A few weeks in, Scott had assisted three more rural communities in setting up George Floyd memorials and planned to help as many communities that asked her to. 

“That’s what I’m supposed to be doing, and I’m really grateful that I could do that,” she said. “Our racial narrative in America doesn’t have to be one of hate. Our racial narratives in America can be one of unity.”

Scott sees leadership like a puzzle: pieces of a vision, the service of an individual’s skills, personal integrity and the connections of an individual’s personal mission and visible actions.

Through life, Scott has sought to develop her own influence and skills to be of service to a broader community — in her adopted hometown of Grinnell, the international leadership she’s developed in teaching unlearning-racism workshops and in the sociology classrooms at Grinnell College.

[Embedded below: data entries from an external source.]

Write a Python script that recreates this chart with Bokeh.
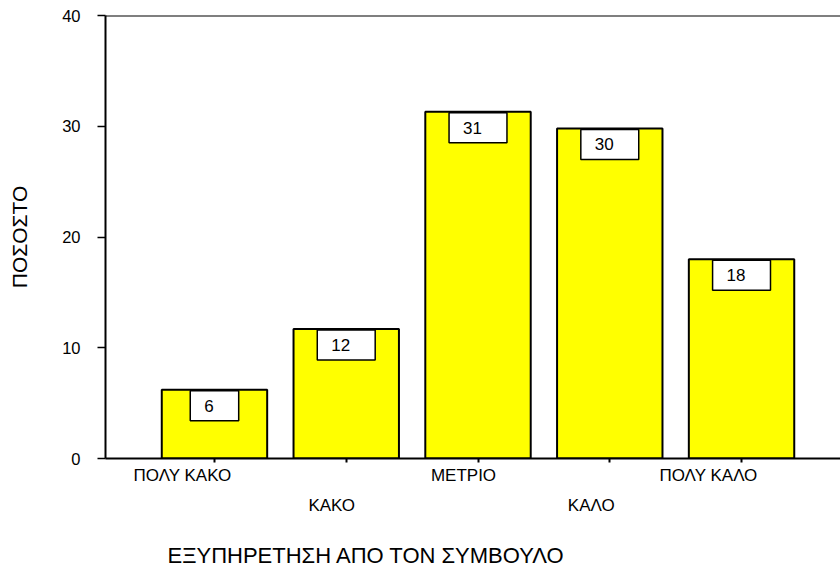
from bokeh.plotting import figure
from bokeh.models import (Range1d, FixedTicker, Label, Span, LinearAxis, Title,
                          CustomJSTickFormatter)
from bokeh.embed import file_html
from bokeh.resources import INLINE

# ---- data ----
categories = ["ΠΟΛΥ ΚΑΚΟ", "ΚΑΚΟ", "ΜΕΤΡΙΟ", "ΚΑΛΟ", "ΠΟΛΥ ΚΑΛΟ"]
percent = [6.2, 11.7, 31.3, 29.8, 18.0]
bar_labels = ["6", "12", "31", "30", "18"]
y_ticks = [0, 10, 20, 30, 40]
x_title = "ΕΞΥΠΗΡΕΤΗΣΗ ΑΠΟ ΤΟΝ ΣΥΜΒΟΥΛΟ"
y_title = "ΠΟΣΟΣΤΟ"

# ---- layout / style ----
FONT = "Liberation Sans"
W, H = 840, 570
LEFT, TOP, BOTTOM = 105, 15, 112
X0, X1 = 0.173, 5.751
label_shift_px = [-32, -14.5, -14.5, -18.5, -33]   # horizontal nudge of each category label

positions = list(range(1, len(categories) + 1))
px_per_unit = (W - LEFT) / (X1 - X0)

p = figure(width=W, height=H, output_backend="svg", toolbar_location=None,
           x_range=Range1d(X0, X1), y_range=Range1d(0, 40),
           min_border_left=LEFT, min_border_right=0, min_border_top=TOP,
           min_border_bottom=BOTTOM)
p.grid.visible = False
p.outline_line_color = None
p.background_fill_color = "white"

# bars
p.vbar(x=positions, top=percent, bottom=0, width=0.8,
       fill_color="#FFFF00", line_color="black", line_width=2)

# top frame line
p.add_layout(Span(location=40, dimension="width", line_color="black", line_width=2))

# y axis
ya = p.yaxis[0]
ya.ticker = FixedTicker(ticks=y_ticks)
ya.axis_line_width = 2
ya.axis_line_color = "black"
ya.major_tick_out = 8
ya.major_tick_in = 0
ya.major_tick_line_width = 1.5
ya.major_tick_line_color = "black"
ya.minor_tick_line_color = None
ya.major_label_standoff = 17
ya.major_label_text_font = FONT
ya.major_label_text_font_size = "16.5px"
ya.major_label_text_color = "black"
ya.axis_label = y_title
ya.axis_label_text_font = FONT
ya.axis_label_text_font_size = "21px"
ya.axis_label_text_font_style = "normal"
ya.axis_label_text_color = "black"
ya.axis_label_standoff = 28

# x axis: tick marks only
xa = p.xaxis[0]
xa.ticker = FixedTicker(ticks=positions)
xa.major_label_overrides = {i: "" for i in positions}
xa.major_label_text_font_size = "0px"
xa.major_label_standoff = 0
xa.axis_line_width = 2
xa.axis_line_color = "black"
xa.major_tick_out = 4
xa.major_tick_in = 0
xa.major_tick_line_width = 2
xa.major_tick_line_color = "black"
xa.minor_tick_line_color = None


def label_axis(idx, standoff):
    names = [categories[i] for i in idx]
    ticks = [positions[i] + label_shift_px[i] / px_per_unit for i in idx]
    ax = LinearAxis(ticker=FixedTicker(ticks=ticks),
                    formatter=CustomJSTickFormatter(args=dict(labels=names),
                                                    code="return labels[index];"))
    ax.axis_line_color = None
    ax.major_tick_line_color = None
    ax.minor_tick_line_color = None
    ax.major_tick_out = 0
    ax.major_tick_in = 0
    ax.major_label_standoff = standoff
    ax.major_label_text_font = FONT
    ax.major_label_text_font_size = "17px"
    ax.major_label_text_color = "black"
    return ax


p.add_layout(label_axis([0, 2, 4], 3), "below")
p.add_layout(label_axis([1, 3], 8), "below")

# x title
p.add_layout(Title(text=x_title, align="left", offset=62, standoff=2,
                   padding=dict(left=0, right=0, top=22, bottom=0),
                   text_font=FONT, text_font_size="22px",
                   text_font_style="normal", text_color="black"), "below")

# value boxes at the top of each bar
for pos, val, txt in zip(positions, percent, bar_labels):
    p.add_layout(Label(x=pos, y=val, text=txt, x_offset=0, y_offset=-16,
                       text_align="center", text_baseline="middle",
                       text_font=FONT, text_font_size="17px", text_color="black",
                       background_fill_color="white", border_line_color="black",
                       border_line_width=1.5,
                       padding=dict(left=14, right=25, top=9, bottom=9)))

open("out.html", "w").write(file_html(p, INLINE))
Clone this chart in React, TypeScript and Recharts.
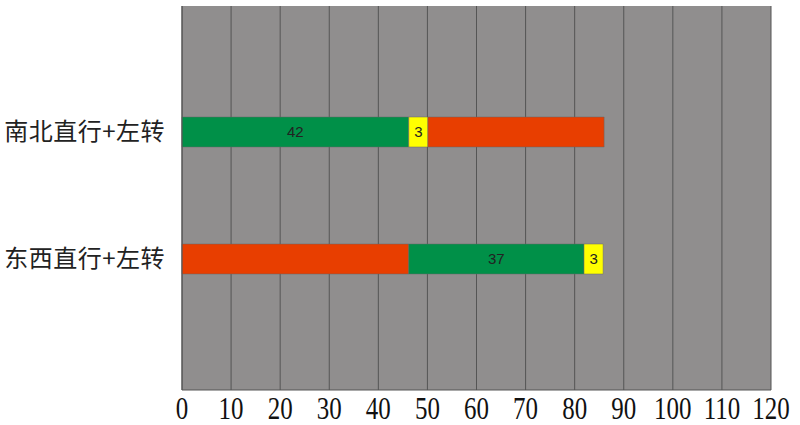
import React from 'react';
import { BarChart, Bar, XAxis, YAxis, CartesianGrid, Cell, LabelList } from 'recharts';

const categories = ['南北直行+左转', '东西直行+左转'];
const seg1 = [46.2, 46.2];
const seg2 = [3.9, 35.7];
const seg3 = [35.9, 3.9];
const seg1Labels = ['42', ''];
const seg2Labels = ['3', '37'];
const seg3Labels = ['', '3'];
const seg1Colors = ['#009048', '#e83e00'];
const seg2Colors = ['#ffff00', '#009048'];
const seg3Colors = ['#e83e00', '#ffff00'];
const xTicks = [0, 10, 20, 30, 40, 50, 60, 70, 80, 90, 100, 110, 120];

const data = categories.map((c, i) => ({
  name: c,
  a: seg1[i], b: seg2[i], c: seg3[i],
  la: seg1Labels[i], lb: seg2Labels[i], lc: seg3Labels[i],
}));

const XTick = (props: any) => {
  const { x, y, payload } = props;
  return (
    <g transform={`translate(${x},${y + 21}) scale(0.78,1)`}>
      <text textAnchor="middle" fontFamily="'Liberation Serif', serif" fontSize={32} fill="#111">
        {payload.value}
      </text>
    </g>
  );
};

const YTick = (props: any) => {
  const { x, y, payload } = props;
  return (
    <text x={x - 9} y={y} dy={8} textAnchor="end" fontFamily="'Noto Sans CJK SC', sans-serif" fontSize={24} letterSpacing={0.5} fill="#222">
      {payload.value}
    </text>
  );
};

const labelStyle = { fontFamily: "'Liberation Sans', Arial, sans-serif", fontSize: 15, fill: '#222' };

export default function App() {
  return (
    <div style={{ position: 'absolute', left: 0, top: 0 }}>
      <BarChart
        width={800}
        height={425}
        data={data}
        layout="vertical"
        margin={{ top: 6, right: 29, bottom: 0, left: 0 }}
      >
        <CartesianGrid
          fill="#908e8e"
          stroke="#555"
          horizontal={false}
        />
        <XAxis
          type="number"
          domain={[0, 120]}
          ticks={xTicks}
          interval={0}
          height={35}
          tickLine={false}
          axisLine={{ stroke: '#555' }}
          tick={<XTick />}
        />
        <YAxis
          type="category"
          dataKey="name"
          width={182}
          tickLine={false}
          axisLine={{ stroke: '#555' }}
          padding={{ top: 62, bottom: 68 }}
          tick={<YTick />}
        />
        <Bar dataKey="a" stackId="s" barSize={30} isAnimationActive={false} stroke="#666" strokeWidth={0.5}>
          {data.map((_, i) => <Cell key={i} fill={seg1Colors[i]} />)}
          <LabelList dataKey="la" position="center" style={labelStyle} />
        </Bar>
        <Bar dataKey="b" stackId="s" barSize={30} isAnimationActive={false} stroke="#666" strokeWidth={0.5}>
          {data.map((_, i) => <Cell key={i} fill={seg2Colors[i]} />)}
          <LabelList dataKey="lb" position="center" style={labelStyle} />
        </Bar>
        <Bar dataKey="c" stackId="s" barSize={30} isAnimationActive={false} stroke="#666" strokeWidth={0.5}>
          {data.map((_, i) => <Cell key={i} fill={seg3Colors[i]} />)}
          <LabelList dataKey="lc" position="center" style={labelStyle} />
        </Bar>
      </BarChart>
    </div>
  );
}
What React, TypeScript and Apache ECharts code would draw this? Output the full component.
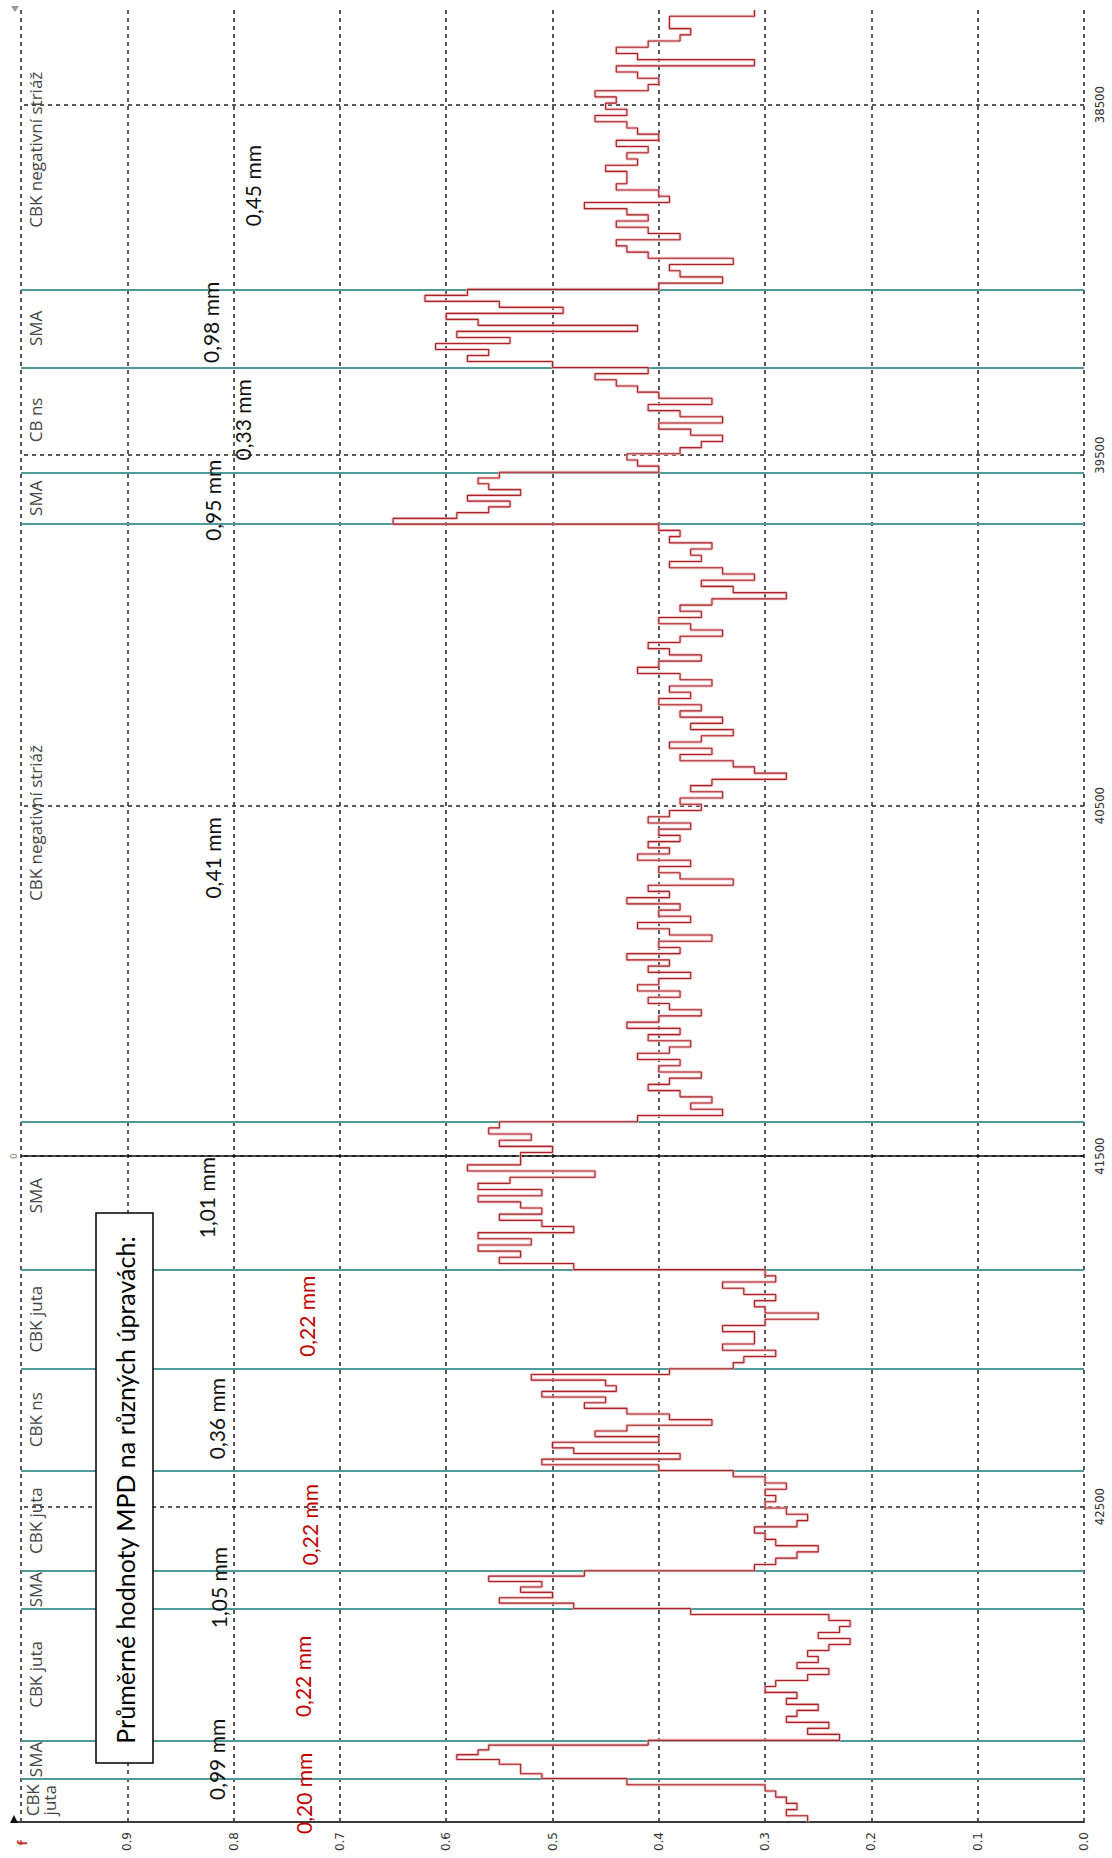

In 2017, Scott appealed directly to more than 26,000 attendees as the featured speaker at the Iowa Women’s March in Des Moines.

“Leadership to me is a relationship, it’s not a role. And in being in a relationship with someone else means that [it] requires that you listen, and requires that you have felt a sense that you’re present with someone,” Scott said. “When leadership isn’t felt by others as a relationship that’s connected, then you’re not really a leader, you’re playing a role.” 

Scott has long used travel, both personal and professional, to develop her own understanding of being a global citizen. Early in high school, Scott, a descendant of enslaved African Americans, resolved to visit Africa. She’s taught on a Fulbright Fellowship in Ethiopia and traveled as a guest lecturer in China, two of the 40 countries she’s visited over the years. 

“Travel was always on my agenda, always a tool for how I can expand. Choosing to be a global citizen meant that I can operate at the local level, but with the idea of having global influence,” Scott said. 

“I wanted to have the greatest influence, because that gave me the ability to have an impact.”

THREE AREAS OF INFLUENCE
1. Scott developed an “affirmative duty” technique and facilitates hundreds of workshops around the world devoted to helping attendees unlearn racism. 

2. As an educator, Scott valued teaching Grinnell College students to be thought leaders in their home communities to spread positive influence for social change.

3. As a published author and keynote speaker, Scott documents and amplifies the cultural experiences of Black women surviving racism, sexism and other life barriers.